■ YOUR INSTRUCTIONS
Reproduce the listing below without changes, except that pictures are left out.
-- begin --
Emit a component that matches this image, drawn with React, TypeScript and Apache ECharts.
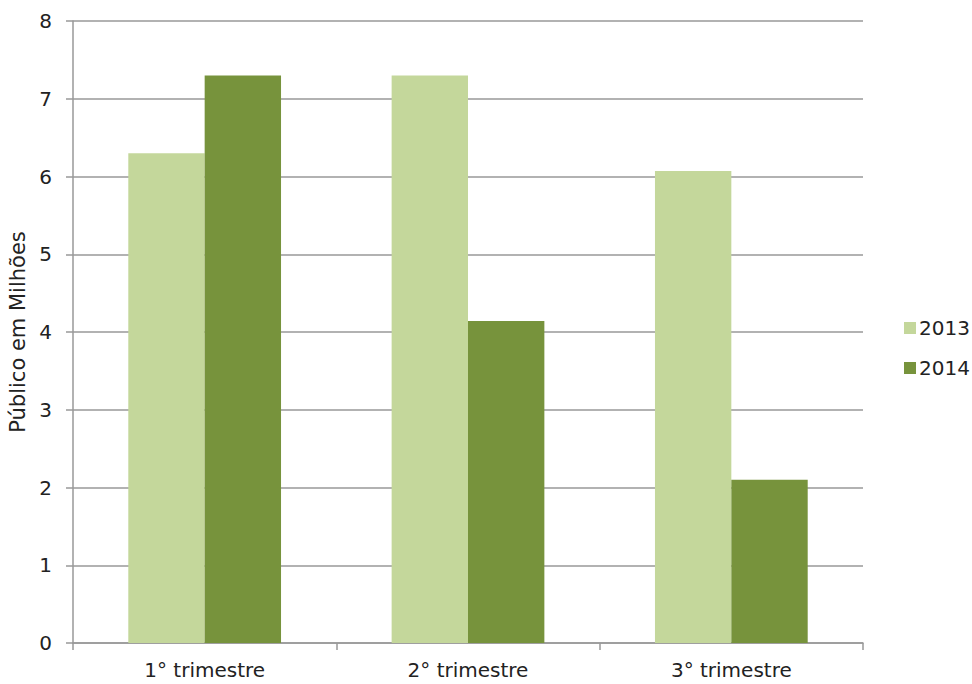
import React, { useEffect, useRef } from "react";
import * as echarts from "echarts";

const categories = ["1° trimestre", "2° trimestre", "3° trimestre"];
const series2013 = [6.3, 7.3, 6.07];
const series2014 = [7.3, 4.14, 2.1];
const seriesNames = ["2013", "2014"];

const FONT = "'DejaVu Sans', sans-serif";

export default function App() {
  const ref = useRef<HTMLDivElement>(null);
  useEffect(() => {
    if (!ref.current) return;
    const chart = echarts.init(ref.current, undefined, { renderer: "svg" });
    chart.setOption({
      animation: false,
      textStyle: { fontFamily: FONT },
      grid: { left: 73, right: 109, top: 21, bottom: 41, containLabel: false, outerBoundsMode: "none" },
      legend: {
        orient: "vertical",
        left: 899,
        top: 313,
        itemWidth: 12,
        itemHeight: 12,
        itemGap: 20,
        icon: "rect",
        textStyle: { fontSize: 20, color: "#222", fontFamily: FONT, padding: [0, 0, 0, -2] },
        data: seriesNames,
      },
      xAxis: {
        type: "category",
        data: categories,
        axisLine: { lineStyle: { color: "#999", width: 1.5 } },
        axisTick: { show: true, length: 7, lineStyle: { color: "#999", width: 1.5 } },
        axisLabel: { fontSize: 20, color: "#222", margin: 17, fontFamily: FONT },
      },
      yAxis: {
        type: "value",
        min: 0,
        max: 8,
        interval: 1,
        name: "Público em Milhões",
        nameLocation: "middle",
        nameGap: 45,
        nameRotate: 90,
        nameTextStyle: { fontSize: 21, color: "#222", fontFamily: FONT },
        axisLine: { show: true, lineStyle: { color: "#999", width: 1.5 } },
        axisTick: { show: true, length: 7, lineStyle: { color: "#999", width: 1.5 } },
        axisLabel: { fontSize: 20, color: "#222", margin: 21, fontFamily: FONT },
        splitLine: { lineStyle: { color: "#999", width: 1.5 } },
      },
      series: [
        {
          name: seriesNames[0],
          type: "bar",
          data: series2013,
          itemStyle: { color: "#C4D79B" },
          barGap: "0%",
          barCategoryGap: "42%",
        },
        {
          name: seriesNames[1],
          type: "bar",
          data: series2014,
          itemStyle: { color: "#77933C" },
          barGap: "0%",
          barCategoryGap: "42%",
        },
      ],
    });
    return () => chart.dispose();
  }, []);
  return <div ref={ref} style={{ width: 972, height: 684, position: "absolute", left: 0, top: 0 }} />;
}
-- end --
■ REPLY
Emit a component that matches this image, drawn with React, TypeScript and Apache ECharts.
import React, { useEffect, useRef } from "react";
import * as echarts from "echarts";

const categories = ["1° trimestre", "2° trimestre", "3° trimestre"];
const series2013 = [6.3, 7.3, 6.07];
const series2014 = [7.3, 4.14, 2.1];
const seriesNames = ["2013", "2014"];

const FONT = "'DejaVu Sans', sans-serif";

export default function App() {
  const ref = useRef<HTMLDivElement>(null);
  useEffect(() => {
    if (!ref.current) return;
    const chart = echarts.init(ref.current, undefined, { renderer: "svg" });
    chart.setOption({
      animation: false,
      textStyle: { fontFamily: FONT },
      grid: { left: 73, right: 109, top: 21, bottom: 41, containLabel: false, outerBoundsMode: "none" },
      legend: {
        orient: "vertical",
        left: 899,
        top: 313,
        itemWidth: 12,
        itemHeight: 12,
        itemGap: 20,
        icon: "rect",
        textStyle: { fontSize: 20, color: "#222", fontFamily: FONT, padding: [0, 0, 0, -2] },
        data: seriesNames,
      },
      xAxis: {
        type: "category",
        data: categories,
        axisLine: { lineStyle: { color: "#999", width: 1.5 } },
        axisTick: { show: true, length: 7, lineStyle: { color: "#999", width: 1.5 } },
        axisLabel: { fontSize: 20, color: "#222", margin: 17, fontFamily: FONT },
      },
      yAxis: {
        type: "value",
        min: 0,
        max: 8,
        interval: 1,
        name: "Público em Milhões",
        nameLocation: "middle",
        nameGap: 45,
        nameRotate: 90,
        nameTextStyle: { fontSize: 21, color: "#222", fontFamily: FONT },
        axisLine: { show: true, lineStyle: { color: "#999", width: 1.5 } },
        axisTick: { show: true, length: 7, lineStyle: { color: "#999", width: 1.5 } },
        axisLabel: { fontSize: 20, color: "#222", margin: 21, fontFamily: FONT },
        splitLine: { lineStyle: { color: "#999", width: 1.5 } },
      },
      series: [
        {
          name: seriesNames[0],
          type: "bar",
          data: series2013,
          itemStyle: { color: "#C4D79B" },
          barGap: "0%",
          barCategoryGap: "42%",
        },
        {
          name: seriesNames[1],
          type: "bar",
          data: series2014,
          itemStyle: { color: "#77933C" },
          barGap: "0%",
          barCategoryGap: "42%",
        },
      ],
    });
    return () => chart.dispose();
  }, []);
  return <div ref={ref} style={{ width: 972, height: 684, position: "absolute", left: 0, top: 0 }} />;
}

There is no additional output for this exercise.